• Problem to work on
Quote the data exactly, first line to the line containing "const seriesNames = ['AsGr', 'O750', 'V700', 'V750'];", with no pictures.

• Data extract
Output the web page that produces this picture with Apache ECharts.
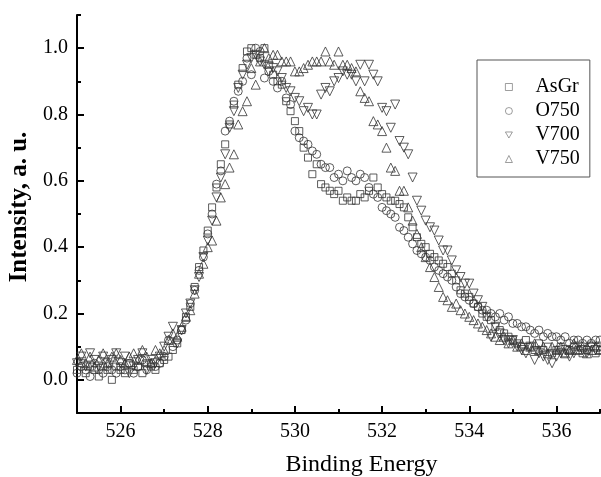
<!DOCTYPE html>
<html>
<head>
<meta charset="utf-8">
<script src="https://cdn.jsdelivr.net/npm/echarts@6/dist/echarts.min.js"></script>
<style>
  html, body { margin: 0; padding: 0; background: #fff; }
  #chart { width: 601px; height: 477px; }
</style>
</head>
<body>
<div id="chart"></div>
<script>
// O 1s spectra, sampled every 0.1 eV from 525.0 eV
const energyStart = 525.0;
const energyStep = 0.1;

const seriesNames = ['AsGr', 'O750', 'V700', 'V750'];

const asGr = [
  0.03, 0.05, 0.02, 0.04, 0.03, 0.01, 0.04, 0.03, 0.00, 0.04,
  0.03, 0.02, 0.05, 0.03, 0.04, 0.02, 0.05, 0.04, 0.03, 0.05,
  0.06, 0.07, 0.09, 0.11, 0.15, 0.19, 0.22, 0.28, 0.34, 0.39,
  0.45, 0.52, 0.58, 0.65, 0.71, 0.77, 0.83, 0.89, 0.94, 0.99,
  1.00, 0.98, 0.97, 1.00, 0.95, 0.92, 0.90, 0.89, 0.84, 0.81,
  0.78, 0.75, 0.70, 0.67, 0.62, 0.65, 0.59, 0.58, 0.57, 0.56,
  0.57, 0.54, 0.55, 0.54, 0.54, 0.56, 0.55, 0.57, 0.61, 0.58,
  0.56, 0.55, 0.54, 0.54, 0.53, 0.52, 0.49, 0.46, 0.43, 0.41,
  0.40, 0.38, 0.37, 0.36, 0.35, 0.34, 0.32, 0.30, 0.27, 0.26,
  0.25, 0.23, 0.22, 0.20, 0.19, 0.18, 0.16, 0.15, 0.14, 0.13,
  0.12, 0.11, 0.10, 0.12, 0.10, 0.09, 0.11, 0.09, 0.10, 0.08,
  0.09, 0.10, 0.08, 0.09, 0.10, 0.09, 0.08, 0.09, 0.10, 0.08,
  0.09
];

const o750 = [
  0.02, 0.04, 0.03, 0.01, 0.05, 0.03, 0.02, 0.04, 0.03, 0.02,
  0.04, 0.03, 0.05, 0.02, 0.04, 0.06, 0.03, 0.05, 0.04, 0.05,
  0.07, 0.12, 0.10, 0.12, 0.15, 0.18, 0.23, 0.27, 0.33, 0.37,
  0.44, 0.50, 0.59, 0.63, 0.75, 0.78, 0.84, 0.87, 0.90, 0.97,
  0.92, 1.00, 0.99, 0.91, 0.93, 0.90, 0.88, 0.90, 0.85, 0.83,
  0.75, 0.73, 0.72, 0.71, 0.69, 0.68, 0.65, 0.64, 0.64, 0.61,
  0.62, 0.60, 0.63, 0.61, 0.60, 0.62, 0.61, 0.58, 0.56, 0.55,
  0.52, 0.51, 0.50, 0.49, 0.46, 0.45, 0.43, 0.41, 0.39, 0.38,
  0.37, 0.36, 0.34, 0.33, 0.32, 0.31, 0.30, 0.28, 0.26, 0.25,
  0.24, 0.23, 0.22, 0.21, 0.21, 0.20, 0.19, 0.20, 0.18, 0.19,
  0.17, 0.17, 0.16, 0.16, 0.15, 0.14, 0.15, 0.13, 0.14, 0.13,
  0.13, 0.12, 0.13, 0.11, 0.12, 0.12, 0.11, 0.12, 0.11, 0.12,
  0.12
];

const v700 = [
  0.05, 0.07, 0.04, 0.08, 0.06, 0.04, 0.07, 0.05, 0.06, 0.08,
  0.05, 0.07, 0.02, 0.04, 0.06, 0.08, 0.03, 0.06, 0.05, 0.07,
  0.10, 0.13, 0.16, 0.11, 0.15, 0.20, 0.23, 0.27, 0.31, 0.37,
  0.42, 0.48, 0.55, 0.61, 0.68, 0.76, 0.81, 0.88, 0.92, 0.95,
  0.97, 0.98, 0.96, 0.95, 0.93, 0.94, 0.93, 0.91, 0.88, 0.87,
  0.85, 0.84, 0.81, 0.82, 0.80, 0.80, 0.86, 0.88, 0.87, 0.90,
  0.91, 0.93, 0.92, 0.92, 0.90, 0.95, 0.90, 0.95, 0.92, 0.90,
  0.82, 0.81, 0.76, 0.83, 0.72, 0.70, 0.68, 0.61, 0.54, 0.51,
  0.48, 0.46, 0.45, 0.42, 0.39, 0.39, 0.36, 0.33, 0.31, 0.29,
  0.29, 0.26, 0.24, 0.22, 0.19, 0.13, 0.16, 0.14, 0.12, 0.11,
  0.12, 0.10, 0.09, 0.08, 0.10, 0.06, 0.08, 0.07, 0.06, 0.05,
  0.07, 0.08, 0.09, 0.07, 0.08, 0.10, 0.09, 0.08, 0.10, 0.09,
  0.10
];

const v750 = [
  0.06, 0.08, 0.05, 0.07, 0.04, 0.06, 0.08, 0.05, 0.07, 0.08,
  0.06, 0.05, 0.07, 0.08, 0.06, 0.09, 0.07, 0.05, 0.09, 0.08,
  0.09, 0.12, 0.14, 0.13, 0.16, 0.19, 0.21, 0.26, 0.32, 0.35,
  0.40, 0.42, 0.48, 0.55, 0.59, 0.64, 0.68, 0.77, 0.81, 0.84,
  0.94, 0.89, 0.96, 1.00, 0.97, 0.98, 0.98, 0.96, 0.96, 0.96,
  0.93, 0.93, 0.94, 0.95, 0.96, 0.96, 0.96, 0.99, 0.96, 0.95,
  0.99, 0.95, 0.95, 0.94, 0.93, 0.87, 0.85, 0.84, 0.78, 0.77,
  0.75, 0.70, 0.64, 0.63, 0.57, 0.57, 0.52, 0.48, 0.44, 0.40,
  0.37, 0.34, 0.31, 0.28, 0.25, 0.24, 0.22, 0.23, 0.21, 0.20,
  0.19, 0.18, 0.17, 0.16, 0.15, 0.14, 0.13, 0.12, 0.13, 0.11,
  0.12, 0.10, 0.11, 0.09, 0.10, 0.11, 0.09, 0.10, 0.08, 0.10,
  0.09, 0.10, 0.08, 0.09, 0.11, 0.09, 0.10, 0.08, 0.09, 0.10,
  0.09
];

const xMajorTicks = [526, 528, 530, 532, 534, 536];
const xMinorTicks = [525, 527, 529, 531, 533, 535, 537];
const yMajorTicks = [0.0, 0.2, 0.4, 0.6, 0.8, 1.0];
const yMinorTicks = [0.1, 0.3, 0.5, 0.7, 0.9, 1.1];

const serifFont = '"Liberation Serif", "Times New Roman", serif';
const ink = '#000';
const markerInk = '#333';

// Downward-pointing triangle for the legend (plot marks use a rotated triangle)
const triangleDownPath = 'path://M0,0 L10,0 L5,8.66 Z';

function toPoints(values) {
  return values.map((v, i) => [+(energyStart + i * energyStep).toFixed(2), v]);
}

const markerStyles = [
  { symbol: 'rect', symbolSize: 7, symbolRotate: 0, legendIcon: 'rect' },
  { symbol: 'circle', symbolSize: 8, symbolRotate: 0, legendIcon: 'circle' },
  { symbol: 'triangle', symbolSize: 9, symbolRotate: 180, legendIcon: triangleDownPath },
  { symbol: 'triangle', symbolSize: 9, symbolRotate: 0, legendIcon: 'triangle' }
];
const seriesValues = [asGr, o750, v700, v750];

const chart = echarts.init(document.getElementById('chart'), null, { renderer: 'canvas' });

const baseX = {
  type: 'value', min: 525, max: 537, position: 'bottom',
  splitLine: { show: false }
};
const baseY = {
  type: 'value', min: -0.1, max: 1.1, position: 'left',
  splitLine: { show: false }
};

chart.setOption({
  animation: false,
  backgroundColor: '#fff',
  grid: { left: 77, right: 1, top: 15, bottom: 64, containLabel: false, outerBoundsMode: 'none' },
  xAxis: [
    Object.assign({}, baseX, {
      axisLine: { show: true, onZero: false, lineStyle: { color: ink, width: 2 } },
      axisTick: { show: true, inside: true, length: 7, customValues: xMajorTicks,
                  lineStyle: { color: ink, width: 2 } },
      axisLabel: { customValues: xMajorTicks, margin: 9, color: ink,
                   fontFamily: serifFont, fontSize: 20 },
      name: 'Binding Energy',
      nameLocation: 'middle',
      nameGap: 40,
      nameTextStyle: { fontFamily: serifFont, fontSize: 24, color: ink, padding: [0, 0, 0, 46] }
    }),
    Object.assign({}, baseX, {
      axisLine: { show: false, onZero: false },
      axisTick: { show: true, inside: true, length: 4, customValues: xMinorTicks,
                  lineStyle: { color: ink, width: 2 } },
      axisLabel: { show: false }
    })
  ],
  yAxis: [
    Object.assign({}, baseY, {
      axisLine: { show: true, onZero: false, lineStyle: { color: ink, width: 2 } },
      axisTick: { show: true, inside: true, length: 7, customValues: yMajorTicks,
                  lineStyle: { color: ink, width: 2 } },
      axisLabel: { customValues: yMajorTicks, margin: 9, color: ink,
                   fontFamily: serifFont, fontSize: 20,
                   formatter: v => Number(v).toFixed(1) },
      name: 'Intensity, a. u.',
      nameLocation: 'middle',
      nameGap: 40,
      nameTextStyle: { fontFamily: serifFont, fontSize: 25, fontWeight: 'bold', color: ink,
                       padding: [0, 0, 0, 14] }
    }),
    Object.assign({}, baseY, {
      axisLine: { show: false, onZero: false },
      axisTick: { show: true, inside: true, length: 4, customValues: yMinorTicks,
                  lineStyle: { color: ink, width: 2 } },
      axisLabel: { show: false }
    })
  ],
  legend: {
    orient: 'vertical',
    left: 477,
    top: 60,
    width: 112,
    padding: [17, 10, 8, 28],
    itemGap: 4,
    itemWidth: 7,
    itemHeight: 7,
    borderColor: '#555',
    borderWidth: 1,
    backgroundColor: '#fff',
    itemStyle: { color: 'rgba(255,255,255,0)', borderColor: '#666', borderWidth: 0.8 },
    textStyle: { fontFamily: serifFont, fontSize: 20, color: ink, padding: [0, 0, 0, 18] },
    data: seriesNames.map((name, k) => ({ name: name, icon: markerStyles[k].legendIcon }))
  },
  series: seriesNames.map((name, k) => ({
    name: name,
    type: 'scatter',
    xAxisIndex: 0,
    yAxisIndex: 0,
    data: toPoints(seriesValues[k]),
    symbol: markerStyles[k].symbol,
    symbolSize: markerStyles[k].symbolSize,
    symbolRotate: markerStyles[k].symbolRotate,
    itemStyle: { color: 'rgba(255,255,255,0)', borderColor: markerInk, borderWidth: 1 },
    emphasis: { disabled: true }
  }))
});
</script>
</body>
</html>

• Task output
Output the web page that produces this picture with Apache ECharts.
<!DOCTYPE html>
<html>
<head>
<meta charset="utf-8">
<script src="https://cdn.jsdelivr.net/npm/echarts@6/dist/echarts.min.js"></script>
<style>
  html, body { margin: 0; padding: 0; background: #fff; }
  #chart { width: 601px; height: 477px; }
</style>
</head>
<body>
<div id="chart"></div>
<script>
// O 1s spectra, sampled every 0.1 eV from 525.0 eV
const energyStart = 525.0;
const energyStep = 0.1;

const seriesNames = ['AsGr', 'O750', 'V700', 'V750'];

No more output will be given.